Tuesday, May 31, 2011

Catch and Release

Over the past few months I have caught and released this fish on four seperate occasions.  She has always been caught in the same spot despite the fact that she has been released several pools down stream from where she is originally hooked.  She always does the same thing, a few quick bursts up stream than an about face and a mad rush down stream that requires you to beat feet after her or she's gone baby gone!  The fish has a damaged mandible from a former battle and and a very recognizable spot pattern on the cheek.  The picture above is from our most recent encounter this weekend, when she took a big golden stone nymph (more on that in a future post).

The first time we met it was late winter and it was far too cold to be messing around with a camera so she was quickly sent on her way but I made a note of the water she was in and that damaged jaw.  On that occasion she was tricked by a green rockworm imitation.

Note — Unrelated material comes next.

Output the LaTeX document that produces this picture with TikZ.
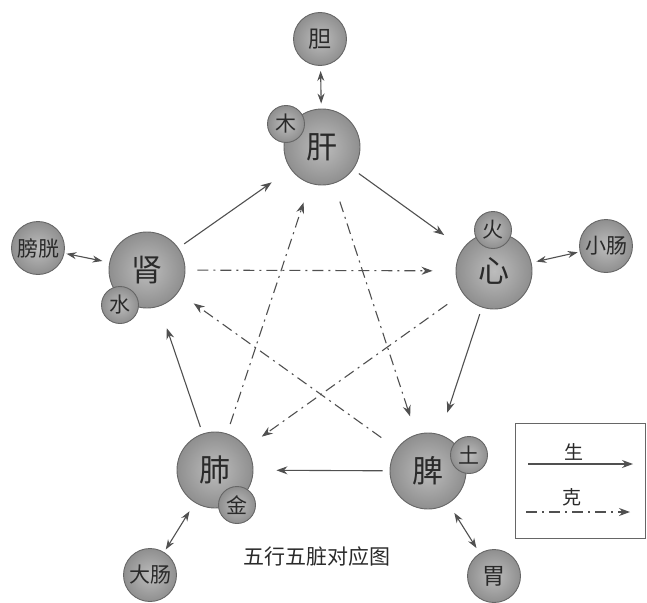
\documentclass[tikz,border=0pt]{standalone}
\usepackage{fontspec}
\setmainfont{Noto Sans CJK SC}
\usetikzlibrary{arrows.meta}
\definecolor{wxline}{HTML}{505050}
\definecolor{wxedge}{HTML}{666666}
\definecolor{wxtext}{HTML}{2A2A2A}

\begin{document}
\begin{tikzpicture}[x=1pt, y=-1pt,
  zang/.style={circle, draw=wxedge, line width=0.9pt, inner sep=0pt,
    minimum size=76pt, inner color=gray!52, outer color=gray!88,
    text=wxtext, font=\fontsize{31}{31}\selectfont},
  xing/.style={zang, minimum size=37pt, font=\fontsize{21}{21}\selectfont},
  fu/.style={zang, minimum size=53pt, font=\fontsize{23}{23}\selectfont},
  sheng/.style={draw=wxline, line width=1.1pt, -{Stealth[length=11pt,width=8pt]},
    shorten <=7pt, shorten >=23pt},
  ke/.style={draw=wxline, line width=1.1pt, -{Stealth[length=11pt,width=8pt]},
    dash pattern=on 11pt off 5pt on 2pt off 5pt, shorten <=19pt, shorten >=19pt},
  biao/.style={draw=wxline, line width=1.1pt,
    {Stealth[length=10pt,width=7pt]}-{Stealth[length=10pt,width=7pt]}}
]
  \useasboundingbox (0,0) rectangle (647,602);

  %% Five zang organs with their elements
  \node[zang] (gan) at (322,147) {肝};
  \node[xing] (mu) at (286,124) {木};
  \node[zang] (xin) at (494,271) {心};
  \node[xing] (huo) at (493,230) {火};
  \node[zang] (pi) at (428,471) {脾};
  \node[xing] (tu) at (469,455) {土};
  \node[zang] (fei) at (215,470) {肺};
  \node[xing] (jin) at (237,505) {金};
  \node[zang] (shen) at (147,270) {肾};
  \node[xing] (shui) at (120,305) {水};

  %% Fu organs
  \node[fu] (dan) at (320,39) {胆};
  \node[fu] (xiaochang) at (606,246) {\fontsize{21}{21}\selectfont 小肠};
  \node[fu] (wei) at (494,576) {胃};
  \node[fu] (dachang) at (150,575) {\fontsize{21}{21}\selectfont 大肠};
  \node[fu] (pangguang) at (38,248) {\fontsize{21}{21}\selectfont 膀胱};

  %% Sheng cycle
  \foreach \a/\b in {shen/gan, gan/xin, xin/pi, pi/fei, fei/shen}{
    \draw[sheng] (\a) -- (\b);
  }

  %% Ke cycle
  \draw[ke, shorten <=12pt, shorten >=23pt] (shen) -- (xin);
  \draw[ke] (gan) -- (pi);
  \draw[ke] (pi) -- (shen);
  \draw[ke] (xin) -- (fei);
  \draw[ke, shorten <=10pt, shorten >=20pt] (fei) -- (gan);

  %% Zang-fu pairs
  \draw[biao, shorten <=5pt, shorten >=5pt] (dan) -- (gan);
  \draw[biao, shorten <=5pt, shorten >=2pt] (xin) -- (xiaochang);
  \draw[biao, shorten <=11pt, shorten >=6pt] (pi) -- (wei);
  \draw[biao, shorten <=10pt, shorten >=3pt] (fei) -- (dachang);
  \draw[biao, shorten <=7pt, shorten >=2pt] (shen) -- (pangguang);

  %% Legend
  \draw[wxedge, line width=0.9pt] (515,423) rectangle (645,538);
  \node[text=wxtext, font=\fontsize{19}{19}\selectfont] (shenglab) at (574,452) {生};
  \coordinate (shengL) at (528,464);
  \coordinate (shengR) at (633,464);
  \draw[sheng, shorten <=0pt, shorten >=0pt] (shengL) -- (shengR);
  \node[text=wxtext, font=\fontsize{19}{19}\selectfont] (kelab) at (572,497) {克};
  \coordinate (keL) at (526,512);
  \coordinate (keR) at (630,512);
  \draw[ke, shorten <=0pt, shorten >=0pt] (keL) -- (keR);

  %% Title
  \node[text=wxtext, font=\fontsize{21}{21}\selectfont] (title) at (317,557) {五行五脏对应图};
\end{tikzpicture}
\end{document}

Our next meeting took place right before the season opener.  This time a pink san juan worm with a gold bead did the trick.  I saw this take as she rose up from her spot in front of a log and picked off the fly mid current.

Our third encounter took place a few weeks ago during a high water event.  She was in the same spot as always.  She is never visable but you just know she is down there somewhere.  This time a heavy cased caddis imitation fooled her.

I am going to bid her farewell for the rest of the season and leave her be.  Four times in one season is more than enough...


  1. What a cracking fish and a great story...

  2. I guess the saying "they are too valuable to catch only once" still holds water.

  3. Ah, one of the great advantages of catch and release. Plus it also implies that others have had a chance to catch this fine fish!


  4. What an incredible fish and to catch her again and agian...well that is what C&R is all about. good for you.